Interview with MAAS Alum Sherene Seikaly

MAAS Alum Sherene Seikaly (2000) recently published Men of Capital: Scarcity and Economy in Mandate Palestine with Stanford University Press (2015). Her book, which was shortlisted for the 2016 Palestine Book Awards, debunks common assumptions about class in British-ruled Palestine in the 1930s and 1940s by exploring the complexities of the emergent middle classes. In this interview, she chats with CCAS about her research.

Dr. Seikaly is Associate Professor in the Department of History at the University of California, Santa Barbara and serves as Editor for the Arab Studies Journal and Co-editor of Jadaliyya. 

 

What sparked your interest in British-ruled Palestine of the 1930s and 1940s?

When I started my dissertation research I was interested in looking at Palestinian consumer practices in Israel as a form of truncated citizenship and contained social mobility after 1948. Such a project appeared to entail more focus on Israeli institutions and state structures than Palestinians. To move away from such a focus, I began exploring periodicals from the 1940s when Palestine was under British rule.

 

Why did you choose to use an economic framework for telling this story?

The figure of the consumer was ubiquitous as were the institutions that dotted early twentieth century Palestine: Arab Chambers of Commerce.
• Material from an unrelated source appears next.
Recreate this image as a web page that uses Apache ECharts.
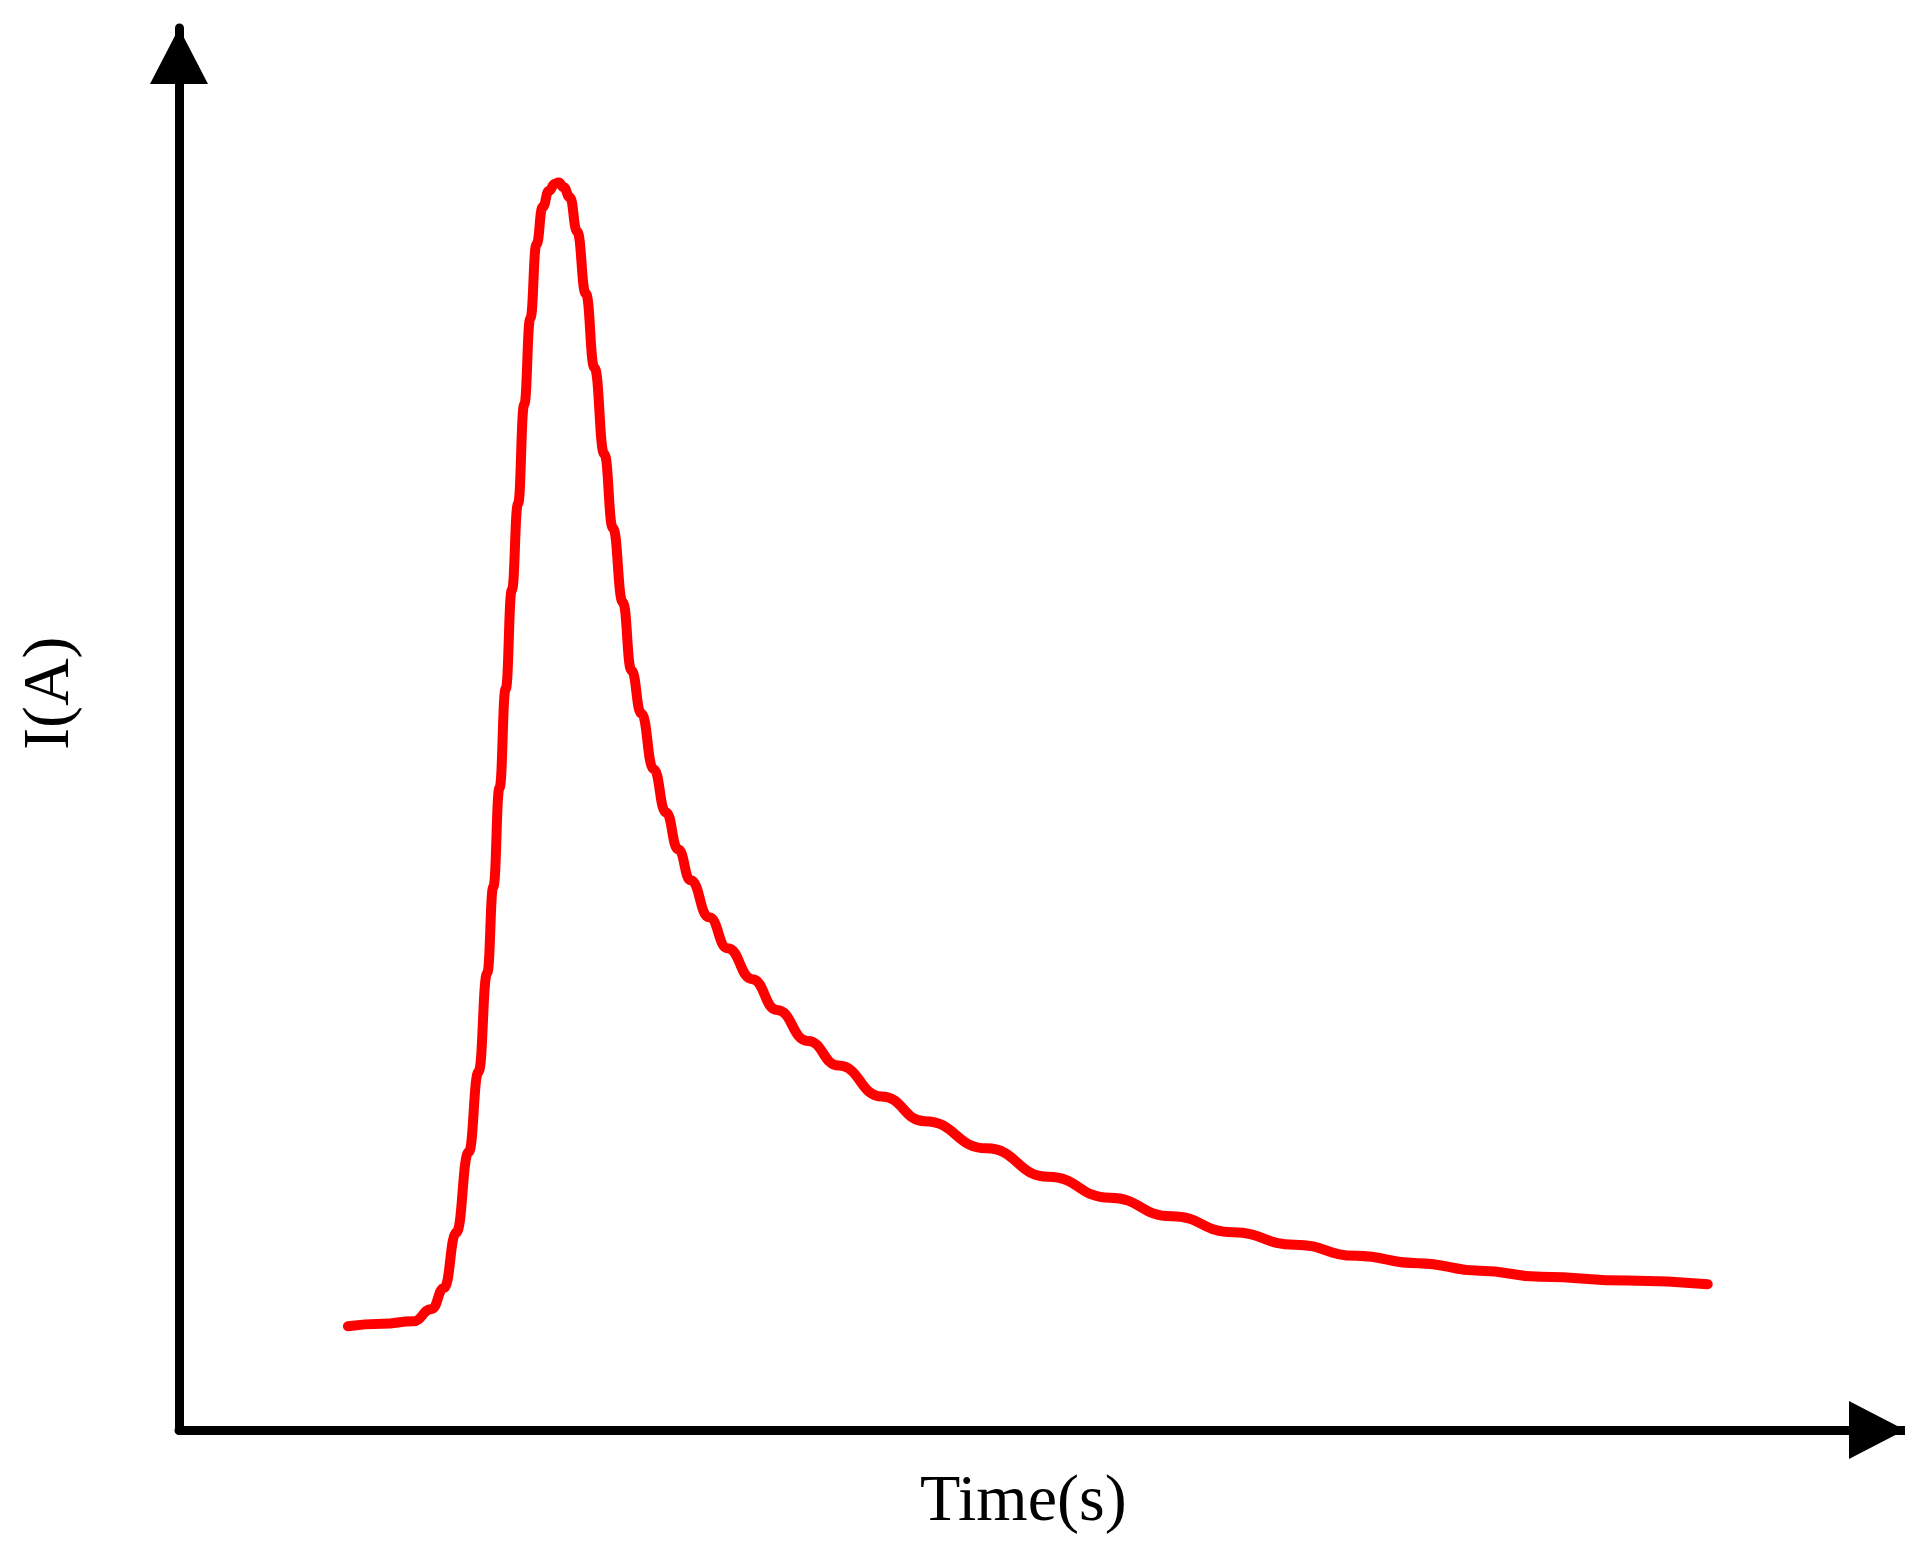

The crisis of supply during World War II, and the multiple iterations of a broad ranging rationing system that the British colonial government imposed were also salient themes. The more I read about the 1940s, the more I understood that the calculation and regulation of wartime consumption was a deep concern across various national, settler, and colonial divides.

What was this focus on the consumer about? Who was this figure that periodicals like Filastin and Difa’, which during this period were selling about 10,000 copies a day, so invested in policing? Moreover, who were these Chamber of Commerce and where did they fit in the political landscape and social history of Palestine? What could these businessmen tell us about the Palestinian confrontation and experience of settler colonialism?

The scattered shards of the Palestinian archive shaped the project as it matured. The dissertation begun with a focus on the cultural practices of consumption as a way to understand social and political structures and shifts. It changed to telling the story of a Palestinian middle class that shaped nation and economy, the home and the body. It challenged the flattened topography that explained Palestinian social life as consisting only of venal notables, honorable but ignorant peasants, and a small group of workers.

As the dissertation shifted to the book, Men of Capital: Scarcity and Economy in Mandate Palestine, it sought to not simply recover the story of colonized elites’ understandings and projects of private property, self-responsibility, and profit accumulation. It sought above all else to critique these ideas and practices as part of a broader intellectual and economic project, called the nahda.

What were some of the challenges you faced during your research or surprising things you learned?

Men of Capital looks at gender and class exclusions as constitutive not simply of the Palestinian experience but of the broader Arab liberal project. The narration of Palestinian history has overwhelming relied on locating the Palestinian as the inferior shadow of the settler or the colonial official.

Men of Capital destabilizes this scene of self and other not simply by recovering a Palestinian history of profit accumulation but most importantly by critiquing it. The book takes its cue from Edward Said’s Gramscian injunction for an inventory of traces. This inventory details the nahda as not only cultural and literary, but also as a deeply economic structure of thought and practice. This structure was contingent on the exclusion of “the nomad, the peasant, the maid, the worker, and the Bedouin.” These were the stock characters that Palestinian men, and to a lesser extent, women of capital understood as threatening their nascent social power throughout the 1930s, and most potently through the Great Revolt of 1936-1939. When in the 1940s, these elites sought to interpolate the people they had stridently characterized as their inferiors as authentic national subject, it was too late to affect any kind of horizontal solidarity.